Savings Constraints and Microenterprise Development: Evidence from a Field Experiment in Kenya

Access to a formalized savings account substantially improves female small-business owners’ overall savings and investment in business operations in Kenya.


Small-scale entrepreneurship, a way of life for hundreds of millions of people in developing countries, is seen as a path to poverty alleviation. Access to financial services like micro-credit loans and savings mechanisms that can help move people out of poverty is still limited, however. With recent studies showing mixed results on the effectiveness of micro-credit efforts for the poorest of the poor, organizations are now focusing on how to improve the savings among rural poor who have little or no access to formal banking infrastructure. Prior to this 2010 study in Kenya, only 2.2% of people surveyed had a commercial savings account. Instead, many chose to save in the form of animals, cash kept at home, or through Rotating Savings and Credit Associations (ROSCAs). This study examines the effect of providing formal savings accounts to small business owners in rural Kenya.


Having a bank account increased total savings among females, despite a negative interest rate, but not savings among males.

  • Out of 156 participants who had the opportunity to open a savings account, 13% of respondents refused to open an account while 40% opened an account but never made a deposit. Overall, 41% of the treatment group actively used the account. Mean deposits are almost twice as high for women compared to men, as they are Ksh 2,840 (US$40.57) for women and Ksh 1,290 (US$18.42) for men.
  • Respondents in the treatment group increased investment by 60%, and this increase is representative mainly of market women. The average daily investment of female vendors in the treatment group is Ksh 90 (US$1.28) higher than that of female vendors in the control group, which represents a 37.5% increase in investment, but no increase in investment for men.
  • Across the entire sample, daily food expenditures and private expenditures (e.g. meals outside the home, alcohol, cigarettes, and entertainment expenses) of women vendors who gained access to an account increased by 13% and 38% respectively. There is no effect of the accounts on men’s expenditures.

The fact that women voluntarily saved in their accounts at negative interest rates suggests that women vendors face negative private returns on the money they save informally, that is, saving money informally may mean that women have a more difficult time putting those funds to their own personal expenditures. Savings mechanisms have financial benefits to female entrepreneurs.

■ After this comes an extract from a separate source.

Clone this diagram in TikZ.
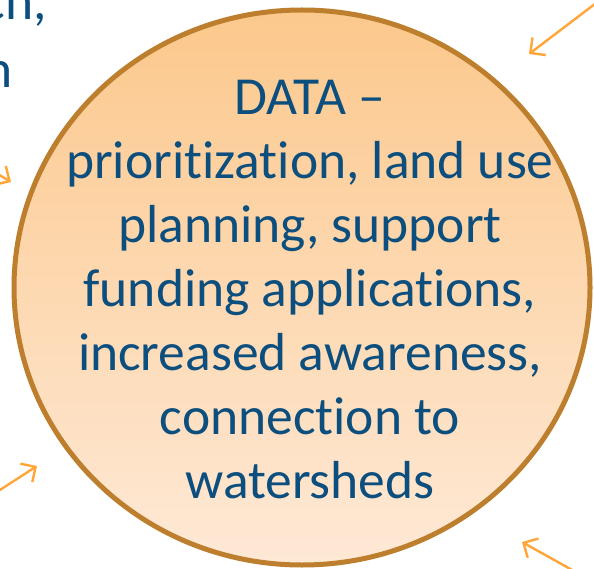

Researchers gave a random sample of 392 self-employed individuals -- both male and female -- a formal savings account in a community-owned and operated village bank. Sampled individuals were randomly divided into treatment and control groups, stratified by gender and occupation. Those sampled for treatment were offered the option to open a bank account at the village bank at no cost. The researchers paid the account opening fee and provided each individual with the minimum balance of 100Ksh (US$1.50), which they were not allowed to withdraw. Their bank accounts were interest-free but had significant withdrawal fees, making the real interest rate negative. Individuals in the control group were not provided with an account, but were not prevented from opening one. To assess how each group used their savings accounts, researchers looked at bank account information and participants’ logs, which kept track of business expenditures, investments, and health shocks. Due to higher attrition rates among male participants, the majority of findings focus on women.